There's no clearer invitation to humble admittance that we don't know than patient resistance. But, in actuality, who's the one resisting? I write that with humility as resistance is a-part-of relationship that can be quite taxing. Taxing to the degree to which our hands remain clenched around our idea, or insecurity, of self rather than finding some connection to the client and beginning the conversation about what's going on. The more I’ve worked with patients the more I’ve realized how difficult this work can be. A statement or reflection can rouse the greatest defense imaginable in a relationship. But, a genuine response from my own dwelling with what the patient brings, which takes work, experience, is like a gas that somehow reaches the patient. But, I had to be with it first.
What comes to mind is my work with someone who could not utter words about their experience and I had to do it for them.

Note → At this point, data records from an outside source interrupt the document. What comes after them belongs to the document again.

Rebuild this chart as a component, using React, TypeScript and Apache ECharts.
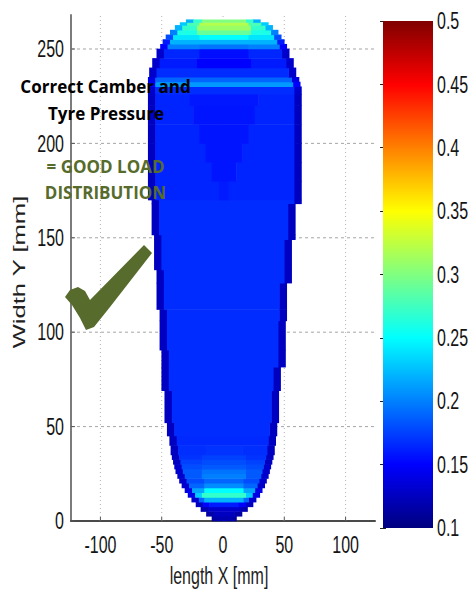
import React, { useEffect, useRef } from "react";
import * as echarts from "echarts";

// ---- axis ticks ----
const xTickValues = [-100, -50, 0, 50, 100];
const xTickLabels = ["-100", "-50", "0", "50", "100"];
const yTickValues = [0, 50, 100, 150, 200, 250];
const yTickLabels = ["0", "50", "100", "150", "200", "250"];
const cbTickValues = [0.1, 0.15, 0.2, 0.25, 0.3, 0.35, 0.4, 0.45, 0.5];
const cbTickLabels = ["0.1", "0.15", "0.2", "0.25", "0.3", "0.35", "0.4", "0.45", "0.5"];

// ---- contact patch, row by row (mm) ----
const rowBounds = [0, 2.5, 5, 7.5, 10, 12.5, 15, 17.5, 20, 22.5, 25, 27.5, 30, 32.5, 35, 40, 45, 52, 69, 81.5, 90.5, 106, 112, 126, 133, 149, 151.5, 168, 170, 180, 190, 200, 210, 220, 226, 230, 232.5, 235, 240, 245, 250, 252.5, 255, 257.5, 260, 262.5, 264, 265.5];
const rowLeft = [-9, -13.5, -18, -22, -25.5, -28.5, -31, -33.5, -35.5, -37, -38.5, -39.5, -40.5, -41.5, -42.5, -43.5, -45.5, -47.5, -50, -50, -51.5, -51.5, -54, -54, -56, -56, -58, -58, -61, -61, -61, -61, -61, -61, -61, -61, -61, -60, -57.5, -54, -51, -49, -46.5, -43, -39, -35, -30];
const rowRight = [11, 15.5, 20, 24.5, 27, 30, 32, 34, 35.5, 37, 38, 39, 40, 41, 42, 43, 44, 45.5, 47, 51, 51, 52, 52, 56, 56, 59, 59, 64, 64, 64, 64, 64, 64, 64, 64, 63, 62, 59.5, 57.5, 54, 52, 50, 47.5, 45, 40.5, 37, 30.5];
const rowEdge = [0.115, 0.115, 0.12, 0.125, 0.13, 0.14, 0.14, 0.13, 0.13, 0.13, 0.13, 0.13, 0.125, 0.125, 0.125, 0.125, 0.125, 0.125, 0.125, 0.125, 0.125, 0.125, 0.125, 0.125, 0.125, 0.125, 0.125, 0.125, 0.125, 0.125, 0.125, 0.125, 0.125, 0.125, 0.13, 0.15, 0.14, 0.13, 0.13, 0.13, 0.15, 0.16, 0.18, 0.2, 0.22, 0.23, 0.22];
const rowBody = [0.12, 0.125, 0.13, 0.15, 0.19, 0.23, 0.215, 0.19, 0.18, 0.185, 0.185, 0.18, 0.175, 0.17, 0.168, 0.166, 0.167, 0.167, 0.167, 0.167, 0.167, 0.167, 0.167, 0.167, 0.167, 0.167, 0.167, 0.167, 0.164, 0.164, 0.164, 0.164, 0.164, 0.164, 0.167, 0.21, 0.19, 0.167, 0.16, 0.165, 0.2, 0.22, 0.24, 0.26, 0.27, 0.28, 0.27];
const rowCore = [0.12, 0.125, 0.13, 0.16, 0.22, 0.27, 0.25, 0.205, 0.19, 0.2, 0.195, 0.185, 0.18, 0.175, 0.17, 0.166, 0.167, 0.167, 0.167, 0.167, 0.167, 0.167, 0.167, 0.167, 0.167, 0.167, 0.167, 0.167, 0.16, 0.158, 0.158, 0.158, 0.158, 0.159, 0.167, 0.21, 0.19, 0.167, 0.15, 0.155, 0.195, 0.22, 0.25, 0.29, 0.31, 0.32, 0.3];
const rowCoreHalf = [0, 0, 0, 12, 16, 18, 16, 16, 16, 18, 18, 18, 18, 18, 15, 0, 0, 0, 0, 0, 0, 0, 0, 0, 0, 0, 0, 0, 4, 10, 15, 20, 25, 28, 0, 0, 0, 0, 22, 20, 20, 0, 20, 22, 22, 20, 18];

const jetColors = ["#000080", "#0000ff", "#0080ff", "#00ffff", "#80ff80", "#ffff00", "#ff8000", "#ff0000", "#800000"];

const X_MIN = -124, X_MAX = 124, Y_MIN = 0, Y_MAX = 268;
const EDGE_W = 6, CORE_X = 1;
const TICK_FONT = "'Liberation Sans', Arial, Helvetica, sans-serif";
const NOTE_FONT = "'Open Sans', 'Noto Sans', sans-serif";
const OLIVE = "#566b2c";

function buildCells() {
  const cells: number[][] = [];
  for (let i = 0; i < rowLeft.length; i++) {
    const y0 = rowBounds[i], y1 = rowBounds[i + 1];
    const L = rowLeft[i], R = rowRight[i];
    const ew = Math.min(EDGE_W, (R - L) / 4);
    cells.push([L, L + ew, y0, y1, rowEdge[i]]);
    cells.push([R - ew, R, y0, y1, rowEdge[i]]);
    const bL = L + ew, bR = R - ew;
    const ch = rowCoreHalf[i];
    if (ch > 0) {
      const cL = Math.max(bL, CORE_X - ch), cR = Math.min(bR, CORE_X + ch);
      if (cL > bL) cells.push([bL, cL, y0, y1, rowBody[i]]);
      cells.push([cL, cR, y0, y1, rowCore[i]]);
      if (cR < bR) cells.push([cR, bR, y0, y1, rowBody[i]]);
    } else {
      cells.push([bL, bR, y0, y1, rowBody[i]]);
    }
  }
  return cells;
}

function tickText(text: string, x: number, y: number, align: string) {
  return {
    type: "text",
    x,
    y,
    scaleY: 1.5,
    style: { text, fontSize: 16, fontFamily: TICK_FONT, fill: "#151515", align, verticalAlign: "middle" },
  };
}

export default function App() {
  const ref = useRef<HTMLDivElement>(null);
  useEffect(() => {
    document.body.style.margin = "0";
    const chart = echarts.init(ref.current!, null, { renderer: "svg" });
    const cells = buildCells();
    const option: any = {
      animation: false,
      backgroundColor: "#ffffff",
      grid: [
        { left: 71, right: 100, top: 15, bottom: 77 },
        { left: 383, right: 42, top: 21, bottom: 70 },
      ],
      xAxis: [
        {
          type: "value", gridIndex: 0, min: X_MIN, max: X_MAX,
          axisLine: { show: true, onZero: false, lineStyle: { color: "#4a4a4a", width: 2 } },
          axisTick: { show: false }, axisLabel: { show: false }, splitLine: { show: false },
        },
        { type: "value", gridIndex: 1, min: 0, max: 1, show: false },
      ],
      yAxis: [
        {
          type: "value", gridIndex: 0, min: Y_MIN, max: Y_MAX,
          axisLine: { show: true, onZero: false, lineStyle: { color: "#7c7c7c", width: 2 } },
          axisTick: { show: false }, axisLabel: { show: false }, splitLine: { show: false },
        },
        {
          type: "value", gridIndex: 1, min: 0.1, max: 0.5, interval: 0.05, position: "right",
          axisLine: { show: false },
          axisTick: { show: true, inside: true, length: 3, lineStyle: { color: "#222" } },
          axisLabel: { show: false }, splitLine: { show: false },
        },
        {
          type: "value", gridIndex: 1, min: 0.1, max: 0.5, interval: 0.05, position: "left",
          axisLine: { show: false },
          axisTick: { show: true, inside: true, length: 3, lineStyle: { color: "#222" } },
          axisLabel: { show: false }, splitLine: { show: false },
        },
      ],
      visualMap: {
        show: false, type: "continuous", seriesIndex: 2, dimension: 4,
        min: 0.1, max: 0.5, inRange: { color: jetColors },
      },
      series: [
        {
          // vertical grid lines + ticks
          type: "custom", xAxisIndex: 0, yAxisIndex: 0, silent: true, z: 1,
          data: xTickValues.map((v) => [v, Y_MIN]),
          encode: { x: 0, y: 1 },
          renderItem: (params: any, api: any) => {
            const v = api.value(0);
            const p0 = api.coord([v, Y_MIN]);
            const p1 = api.coord([v, Y_MAX]);
            return {
              type: "group",
              children: [
                { type: "line", shape: { x1: p0[0], y1: p0[1], x2: p1[0], y2: p1[1] }, style: { stroke: "#b5b5b5", lineWidth: 1, lineDash: [1, 3] } },
                { type: "line", shape: { x1: p0[0], y1: p0[1], x2: p0[0], y2: p0[1] - 4 }, style: { stroke: "#555", lineWidth: 1 } },
              ],
            };
          },
        },
        {
          // horizontal grid lines + ticks
          type: "custom", xAxisIndex: 0, yAxisIndex: 0, silent: true, z: 1,
          data: yTickValues.map((v) => [X_MIN, v]),
          encode: { x: 0, y: 1 },
          renderItem: (params: any, api: any) => {
            const v = api.value(1);
            const p0 = api.coord([X_MIN, v]);
            const p1 = api.coord([X_MAX, v]);
            const children: any[] = [
              { type: "line", shape: { x1: p0[0], y1: p0[1], x2: p0[0] + 4, y2: p0[1] }, style: { stroke: "#555", lineWidth: 1 } },
            ];
            if (v > Y_MIN) {
              children.unshift({ type: "line", shape: { x1: p0[0], y1: p0[1], x2: p1[0], y2: p1[1] }, style: { stroke: "#a5a5a5", lineWidth: 1, lineDash: [3, 3] } });
            }
            return { type: "group", children };
          },
        },
        {
          // pressure map
          type: "custom", xAxisIndex: 0, yAxisIndex: 0, z: 2,
          data: cells,
          encode: { x: [0, 1], y: [2, 3] },
          renderItem: (params: any, api: any) => {
            const a = api.coord([api.value(0), api.value(3)]);
            const b = api.coord([api.value(1), api.value(2)]);
            return {
              type: "rect",
              shape: { x: a[0] - 0.3, y: a[1] - 0.3, width: b[0] - a[0] + 0.6, height: b[1] - a[1] + 0.6 },
              style: { fill: api.visual("color") },
            };
          },
        },
        {
          // x tick labels
          type: "custom", xAxisIndex: 0, yAxisIndex: 0, silent: true, z: 3,
          data: xTickValues.map((v) => [v, Y_MIN]),
          encode: { x: 0, y: 1 },
          renderItem: (params: any, api: any) => {
            const p = api.coord([api.value(0), Y_MIN]);
            return tickText(xTickLabels[params.dataIndex], p[0], p[1] + 24, "center");
          },
        },
        {
          // y tick labels
          type: "custom", xAxisIndex: 0, yAxisIndex: 0, silent: true, z: 3,
          data: yTickValues.map((v) => [X_MIN, v]),
          encode: { x: 0, y: 1 },
          renderItem: (params: any, api: any) => {
            const p = api.coord([X_MIN, api.value(1)]);
            return tickText(yTickLabels[params.dataIndex], p[0] - 7, p[1], "right");
          },
        },
        {
          // colour bar
          type: "custom", xAxisIndex: 1, yAxisIndex: 1, silent: true, z: 2,
          data: [[0, 1, 0.1, 0.5]],
          encode: { x: [0, 1], y: [2, 3] },
          renderItem: (params: any, api: any) => {
            const a = api.coord([api.value(0), api.value(3)]);
            const b = api.coord([api.value(1), api.value(2)]);
            const stops = jetColors.map((c, i) => ({ offset: i / (jetColors.length - 1), color: c }));
            return {
              type: "rect",
              shape: { x: a[0], y: a[1], width: b[0] - a[0], height: b[1] - a[1] },
              style: { fill: new echarts.graphic.LinearGradient(0, 1, 0, 0, stops) },
            };
          },
        },
        {
          // colour bar labels
          type: "custom", xAxisIndex: 1, yAxisIndex: 1, silent: true, z: 3,
          data: cbTickValues.map((v) => [1, v]),
          encode: { x: 0, y: 1 },
          renderItem: (params: any, api: any) => {
            const p = api.coord([1, api.value(1)]);
            return tickText(cbTickLabels[params.dataIndex], p[0] + 4, p[1], "left");
          },
        },
      ],
      graphic: [
        {
          type: "text", x: 219, y: 575, scaleY: 1.55, z: 100,
          style: { text: "length X [mm]", fontSize: 16, fontFamily: TICK_FONT, fill: "#222", align: "center", verticalAlign: "middle" },
        },
        {
          type: "text", x: 20, y: 272, rotation: Math.PI / 2, scaleX: 1.6, z: 100,
          style: { text: "Width Y [mm]", fontSize: 16, fontFamily: TICK_FONT, fill: "#222", align: "center", verticalAlign: "middle" },
        },
        {
          type: "text", x: 105.5, y: 86, z: 100,
          style: { text: "Correct Camber and", fontSize: 17, fontWeight: "bold", fontFamily: NOTE_FONT, fill: "#000", align: "center", verticalAlign: "middle" },
        },
        {
          type: "text", x: 106, y: 113, z: 100,
          style: { text: "Tyre Pressure", fontSize: 17, fontWeight: "bold", fontFamily: NOTE_FONT, fill: "#000", align: "center", verticalAlign: "middle" },
        },
        {
          type: "text", x: 105.5, y: 166, z: 100,
          style: { text: "= GOOD LOAD", fontSize: 17, fontWeight: "bold", fontFamily: NOTE_FONT, fill: OLIVE, align: "center", verticalAlign: "middle" },
        },
        {
          type: "text", x: 105.5, y: 192, z: 100,
          style: { text: "DISTRIBUTION", fontSize: 17, fontWeight: "bold", fontFamily: NOTE_FONT, fill: OLIVE, align: "center", verticalAlign: "middle" },
        },
        {
          type: "polygon", z: 100,
          shape: {
            points: [[144, 245], [152, 253], [110, 307], [94, 327], [86, 330], [80, 318], [72, 305], [65, 297], [70, 290], [78, 287], [85, 291], [90, 300]],
          },
          style: { fill: OLIVE },
        },
      ],
    };
    chart.setOption(option);
    return () => chart.dispose();
  }, []);
  return <div ref={ref} style={{ width: 475, height: 598 }} />;
}
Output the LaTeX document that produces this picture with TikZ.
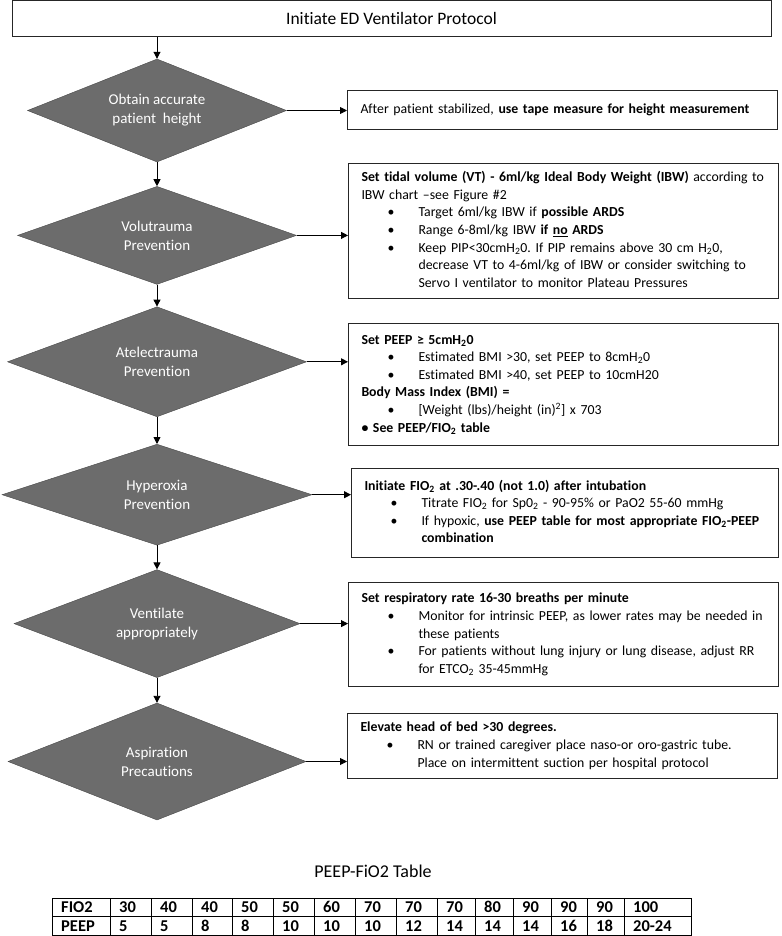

These were sessions filled with so much silence, but the silence was so damn full and meaningful. Minutes would go by and I just had to offer a few words around what I was feeling. At first I didn’t want to go there - I was the one resisting. Resistance is a signal that there’s something to be dwelled with and explored - even if just within ourselves. This process is illuminated well in Heather Macintosh's chapter “The Dance of Dissociation in Healing Trauma” in Psychoanalytic Case Studies from an Interpersonal-Relational Perspective (2017).
If we hold off or subdue our thoughts, or what we know, what comes to mind will likely be what we need to know with the other. Yet, I can attest, this is not easy to do. From that place a knowing, and also learning, come forth that could not have happened otherwise. In a way knowing is a process of being available to inspiration, and not a hunt. Like Rilke's quote, "The greater beauty, come when all was ready for it, as animals come to drink when night holds sway and the forest is free of strangers." When we are with our experience and the mind is free, something comes to mind that wouldn't have otherwise.
Conclusion
It can costs a lot to explore these experiences. Time, vulnerability, money, rejection, coldness, boundaries being crossed—you experience it all. There is a lot of risk on this path of being a person. Particularly for us therapists who walk in and out of so many different worlds on a regular basis. In a system that pushes us to get back to work, it's so easy to make a big deal of how much it costs to heal someone—ourselves. Studying psychology and yourself is also a profoundly alienating path. And, it's also a profoundly priceless homecoming. Though it comes at times with seemingly unbearable pains, I'd never take it back, because in some way the pain also comes with an aliveness and freedom thats indescribable.
To live is to relate and be in dialogue. Experiencing is the root of dialogue. It’s always happening. As therapists, we’re people just like everyone else, and in my opinion and what I ascribe to is that we’re those who’re committed to being in relationship and dialogue with the experience of life—with others. For to be a therapist, at base, is to meet person-to-person. We’re all going about our lives experiencing things. As I talked about above, even in silence there is a conversation happening on the deepest level of being, our self. Can I be? Do I like to be here? Am I allowed, even by just myself, to be me here? What’s the purpose of being here? The self-experience is the language of who we are.